* **Exercise details**
Wherever the string "matplotlib" appears in a line, extract that line.

* **Stored rows**
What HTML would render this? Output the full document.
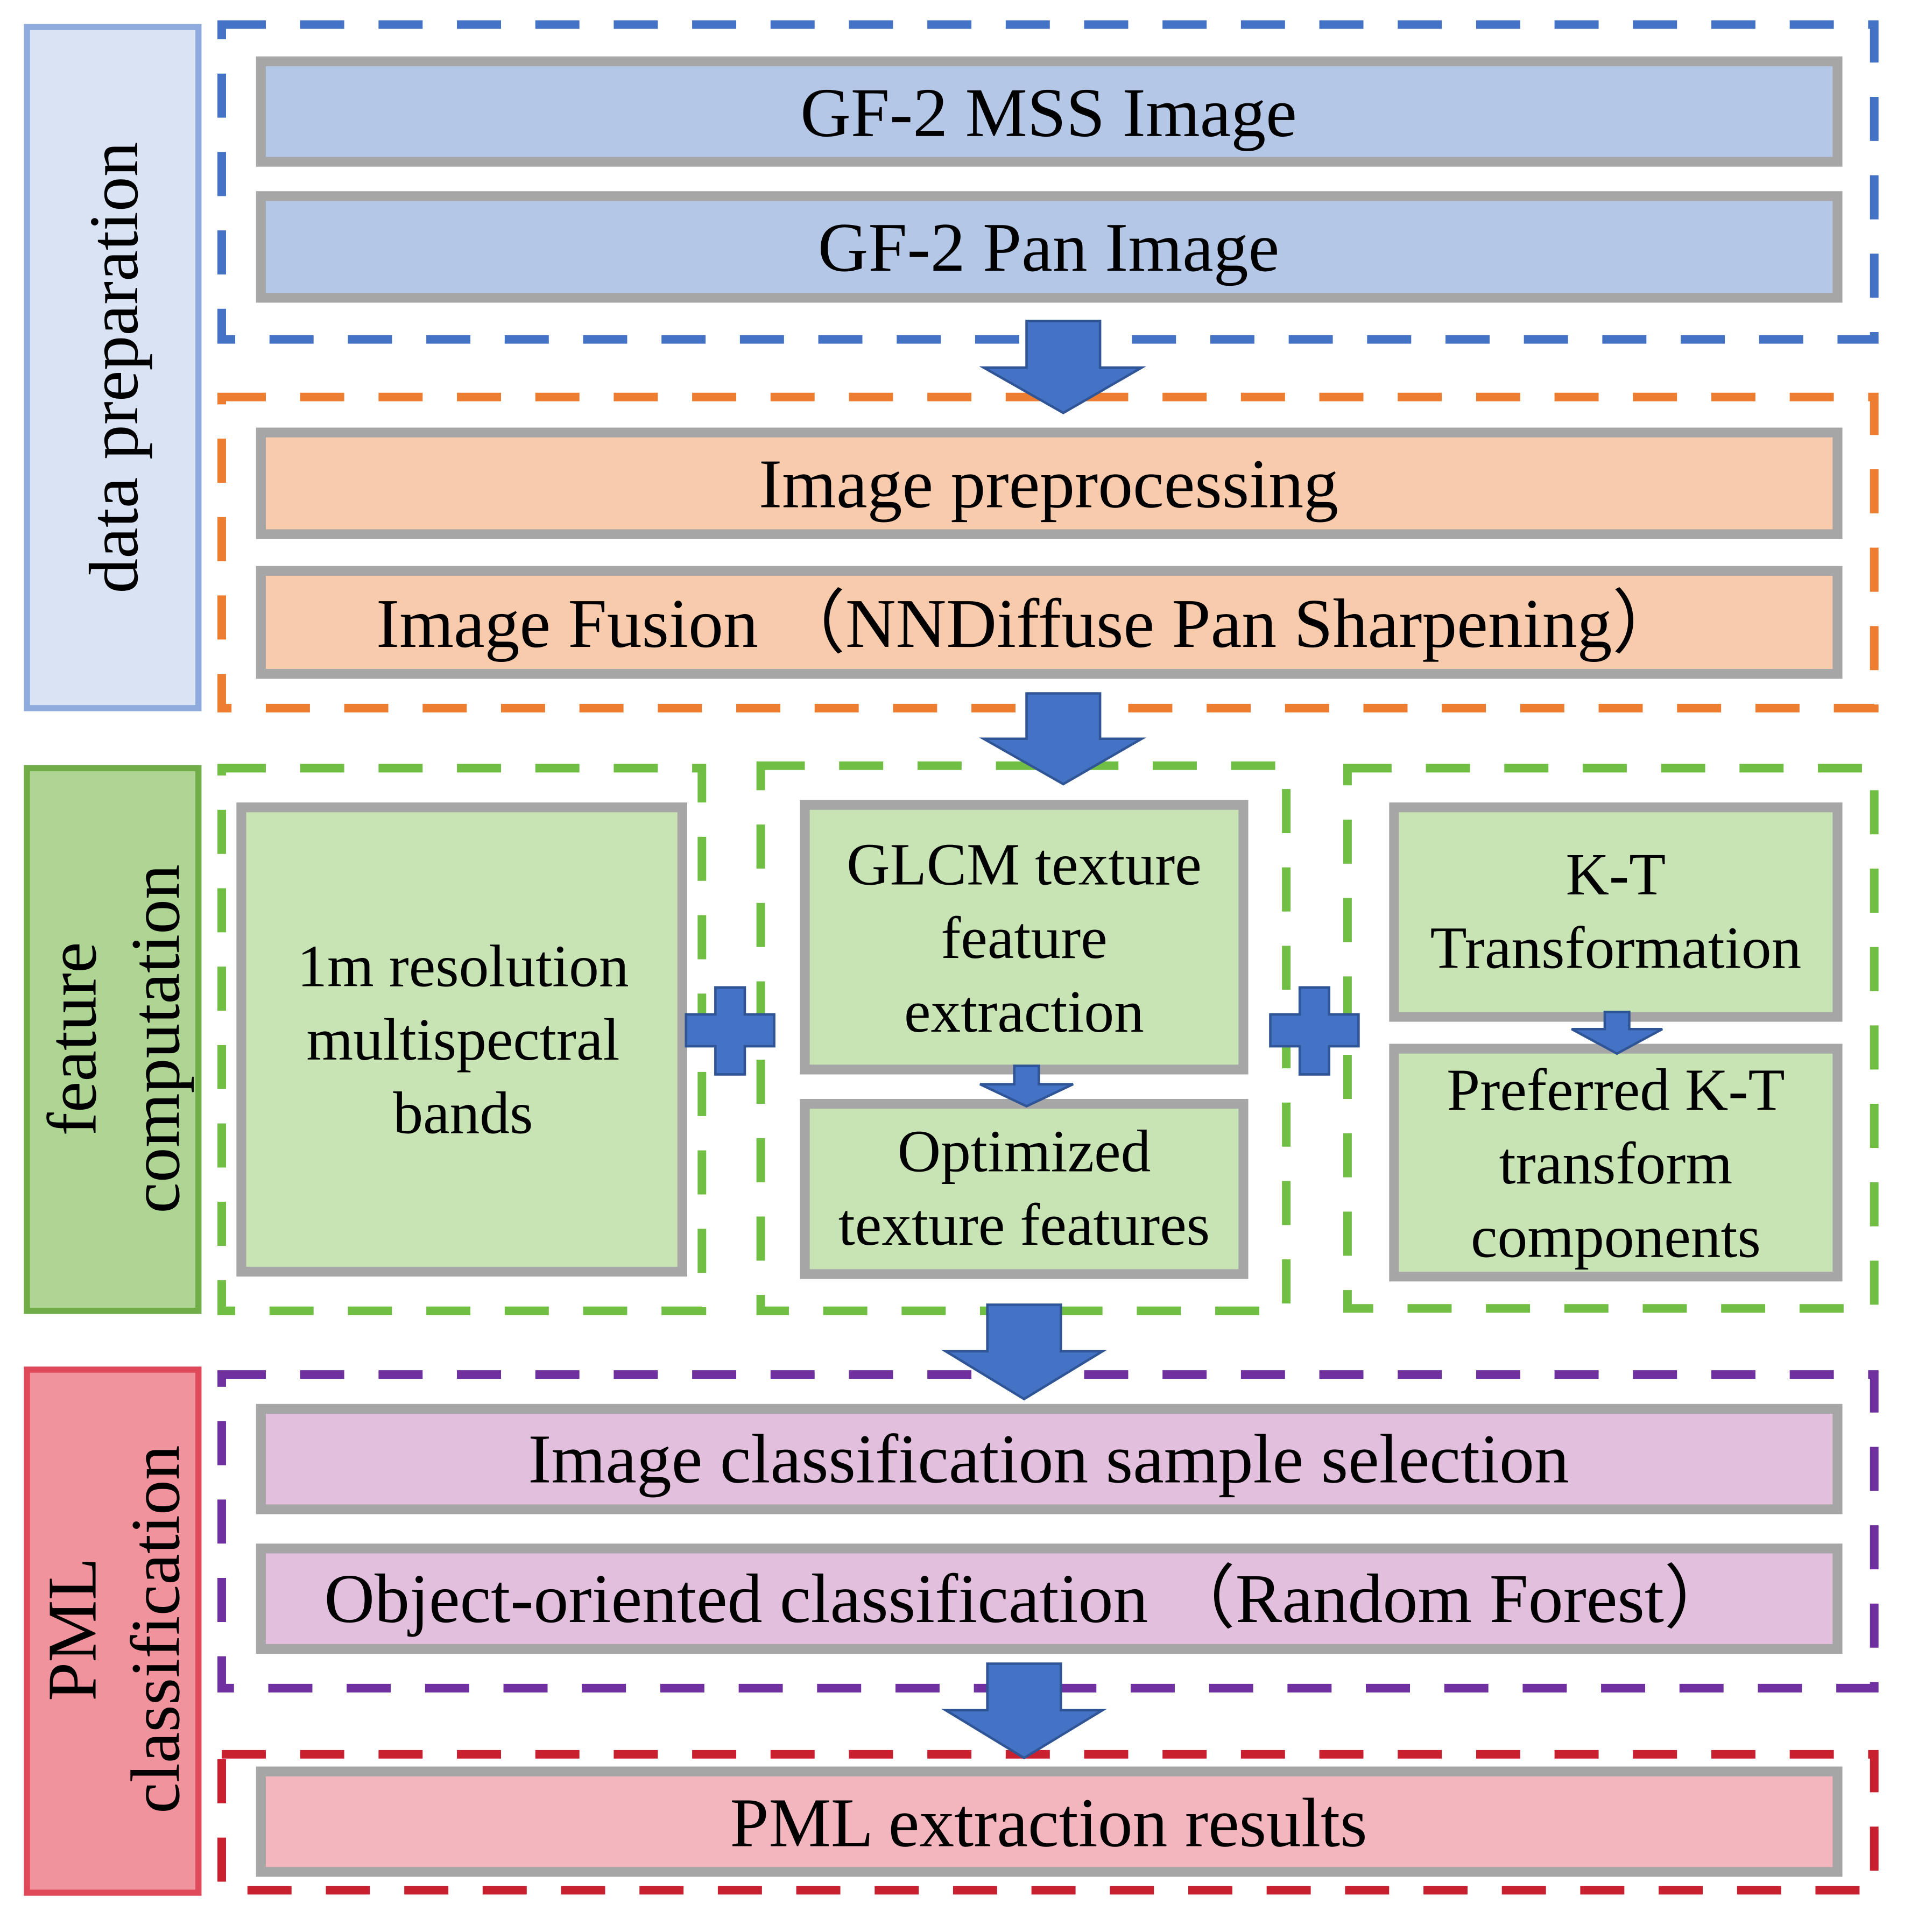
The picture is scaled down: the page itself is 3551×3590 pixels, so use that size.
<!DOCTYPE html>
<html><head><meta charset="utf-8"><style>
html,body{margin:0;padding:0;background:#fff}
svg{display:block}
text{font-family:"Liberation Serif",serif;fill:#000}
</style></head><body>
<svg width="3551" height="3590" viewBox="0 0 1560 1577" xmlns="http://www.w3.org/2000/svg">
<rect width="1560" height="1577" fill="#fff"/>
<rect x="22" y="22" width="140" height="556" fill="#dae3f3" stroke="#8faadc" stroke-width="5"/>
<rect x="22" y="627" width="140" height="443" fill="#afd595" stroke="#70ad47" stroke-width="5"/>
<rect x="22" y="1118" width="140" height="427" fill="#f0939d" stroke="#e0495a" stroke-width="5"/>
<text transform="translate(112,300) rotate(-90)" text-anchor="middle" font-size="57">data preparation</text>
<text transform="translate(78,848) rotate(-90)" text-anchor="middle" font-size="57">feature</text>
<text transform="translate(146,848) rotate(-90)" text-anchor="middle" font-size="57">computation</text>
<text transform="translate(78,1330) rotate(-90)" text-anchor="middle" font-size="57">PML</text>
<text transform="translate(146,1330) rotate(-90)" text-anchor="middle" font-size="57">classification</text>
<g fill="none" stroke-width="7" stroke-dasharray="36 28">
<rect x="181" y="20" width="1349" height="257" stroke="#4472c4"/>
<rect x="181" y="324" width="1349" height="254" stroke="#ed7d31"/>
<rect x="181" y="627" width="392" height="443" stroke="#70bf44"/>
<rect x="621" y="625" width="429" height="445" stroke="#70bf44"/>
<rect x="1100" y="627" width="430" height="441" stroke="#70bf44"/>
<rect x="181" y="1122" width="1349" height="256" stroke="#7030a0"/>
<rect x="181" y="1432" width="1349" height="111" stroke="#c8202f"/>
</g>
<g stroke="#a6a6a6" stroke-width="8">
<rect x="213" y="50" width="1287" height="82" fill="#b4c7e7"/>
<rect x="213" y="160" width="1287" height="83" fill="#b4c7e7"/>
<rect x="213" y="353" width="1287" height="83" fill="#f8cbad"/>
<rect x="213" y="466" width="1287" height="84" fill="#f8cbad"/>
<rect x="197" y="659" width="360" height="379" fill="#c9e4b4"/>
<rect x="657" y="657" width="358" height="216" fill="#c9e4b4"/>
<rect x="657" y="901" width="358" height="139" fill="#c9e4b4"/>
<rect x="1138" y="659" width="362" height="171" fill="#c9e4b4"/>
<rect x="1138" y="856" width="362" height="186" fill="#c9e4b4"/>
<rect x="213" y="1150" width="1287" height="82" fill="#e2bfdd"/>
<rect x="213" y="1264" width="1287" height="82" fill="#e2bfdd"/>
<rect x="213" y="1446" width="1287" height="82" fill="#f4b6be"/>
</g>
<g fill="#4472c4" stroke="#2f5597" stroke-width="2">
<polygon points="838,262 898,262 898,300 932,300 868,337 803,300 838,300"/>
<polygon points="838,566 898,566 898,603 932,603 868,640 803,603 838,603"/>
<polygon points="806,1065 866,1065 866,1103 900,1103 836,1142 772,1103 806,1103"/>
<polygon points="806,1358 866,1358 866,1396 900,1396 836,1435 772,1396 806,1396"/>
<polygon points="828,870 848,870 848,885 876,885 838,903 800,885 828,885"/>
<polygon points="1310,826 1330,826 1330,840 1357,840 1320,860 1283,840 1310,840"/>
<polygon points="584,806 608,806 608,828 632,828 632,854 608,854 608,877 584,877 584,854 560,854 560,828 584,828"/>
<polygon points="1061,806 1085,806 1085,828 1109,828 1109,854 1085,854 1085,877 1061,877 1061,854 1037,854 1037,828 1061,828"/>
</g>
<g text-anchor="middle" font-size="57">
<text x="856" y="111">GF-2 MSS Image</text>
<text x="856" y="221">GF-2 Pan Image</text>
<text x="856" y="414">Image preprocessing</text>
<text x="840" y="528">Image Fusion （NNDiffuse Pan Sharpening）</text>
<text x="856" y="1210">Image classification sample selection</text>
<text x="840" y="1324">Object-oriented classification （Random Forest）</text>
<text x="856" y="1507">PML extraction results</text>
</g>
<g text-anchor="middle" font-size="49">
<text x="378" y="805">1m resolution</text>
<text x="378" y="865">multispectral</text>
<text x="378" y="925">bands</text>
<text x="836" y="722">GLCM texture</text>
<text x="836" y="782">feature</text>
<text x="836" y="842">extraction</text>
<text x="836" y="956">Optimized</text>
<text x="836" y="1016">texture features</text>
<text x="1319" y="730">K-T</text>
<text x="1319" y="790">Transformation</text>
<text x="1319" y="906">Preferred K-T</text>
<text x="1319" y="966">transform</text>
<text x="1319" y="1026">components</text>
</g>
</svg>
</body></html>
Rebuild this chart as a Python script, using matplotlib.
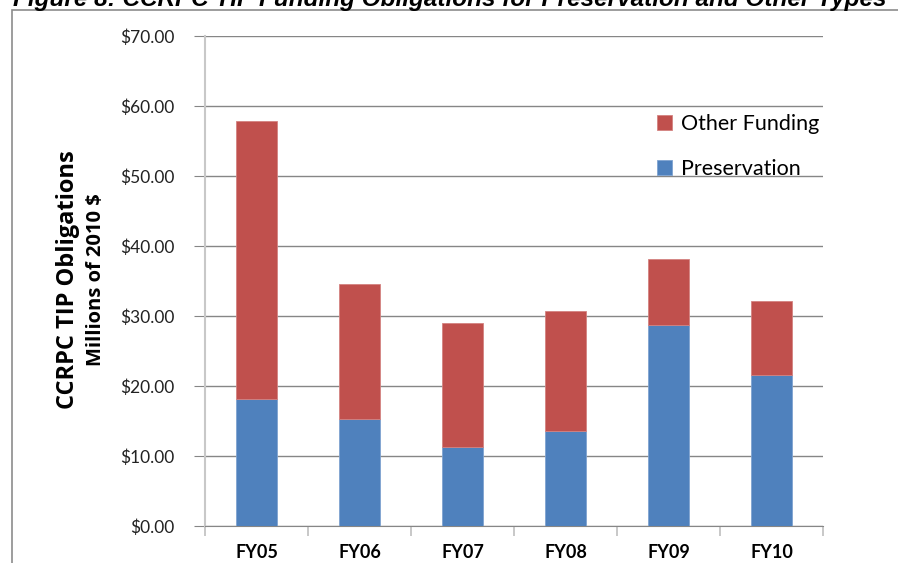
import numpy as np
import matplotlib
matplotlib.use('Agg')
import matplotlib.pyplot as plt
from matplotlib.patches import Rectangle

years = ['FY05', 'FY06', 'FY07', 'FY08', 'FY09', 'FY10']
preservation = [18.1, 15.3, 11.3, 13.6, 28.7, 21.6]
other_funding = [39.8, 19.3, 17.7, 17.1, 9.4, 10.5]
y_ticks = [0, 10, 20, 30, 40, 50, 60, 70]

BLUE = '#4F81BD'
RED = '#C0504D'
GRID = '#868686'

W, H = 898, 563
fig = plt.figure(figsize=(W / 100, H / 100), dpi=100)

# outer frame of the chart (runs off the right and bottom)
fig.patches.append(Rectangle((12 / W, -0.1), 1.0, 1 - 10 / H + 0.1,
                             transform=fig.transFigure, fill=False,
                             edgecolor='#8C8C8C', linewidth=1.2))

# caption, partly cut off at the top
fig.text(13 / W, 1 - 6 / H,
         'Figure 8: CCRPC TIP Funding Obligations for Preservation and Other Types',
         family='Liberation Sans', weight='bold', style='italic',
         fontsize=17.5, ha='left', va='baseline')

ax = fig.add_axes([205 / W, 1 - 526 / H, (823 - 205) / W, (526 - 36) / H])

x = np.arange(len(years))
ax.bar(x, preservation, width=0.4, color=BLUE, edgecolor='#7FA3D0',
       linewidth=0.6, label='Preservation', zorder=3)
ax.bar(x, other_funding, width=0.4, bottom=preservation, color=RED,
       edgecolor='#D48280', linewidth=0.6, label='Other Funding', zorder=3)

ax.set_xlim(-0.5, len(years) - 0.5)
ax.set_ylim(0, 70)
ax.set_yticks(y_ticks)
ax.set_yticklabels([f'${v:.2f}' for v in y_ticks], family='Lato',
                   fontsize=12.5, color='#222222')
ax.grid(axis='y', color=GRID, linewidth=1.0, zorder=0)

ax.set_xticks(x)
ax.set_xticklabels(years, family='Lato', weight='bold', fontsize=13)
ax.tick_params(axis='x', length=0, pad=13)
ax.tick_params(axis='y', length=8, color=GRID, pad=14)

# category separators below the x axis
ax.set_xticks(np.arange(len(years) + 1) - 0.5, minor=True)
ax.tick_params(axis='x', which='minor', length=7, color='#BFBFBF', width=1.2)

for side in ['top', 'right']:
    ax.spines[side].set_visible(False)
ax.spines['bottom'].set_color(GRID)
ax.spines['left'].set_color('#C8C8C8')
ax.spines['left'].set_linewidth(1.5)

fig.text(68 / W, 1 - 280 / H, 'CCRPC TIP Obligations', rotation=90,
         family='Open Sans', weight='bold', fontsize=17,
         ha='center', va='center')
fig.text(96 / W, 1 - 280 / H, 'Millions of 2010 $', rotation=90,
         family='Open Sans', weight='bold', fontsize=14.5,
         ha='center', va='center')

handles, labels = ax.get_legend_handles_labels()
leg = ax.legend(handles[::-1], labels[::-1], loc='upper left',
                bbox_to_anchor=(0.7, 0.88), frameon=False,
                prop={'family': 'Lato', 'size': 15.5},
                handlelength=0.7, handleheight=0.7, handletextpad=0.4,
                labelspacing=1.15)

fig.savefig('out.png', dpi=100)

* **Result of the exercise**
Rebuild this chart as a Python script, using matplotlib.
import matplotlib
matplotlib.use('Agg')
import matplotlib.pyplot as plt
from matplotlib.patches import Rectangle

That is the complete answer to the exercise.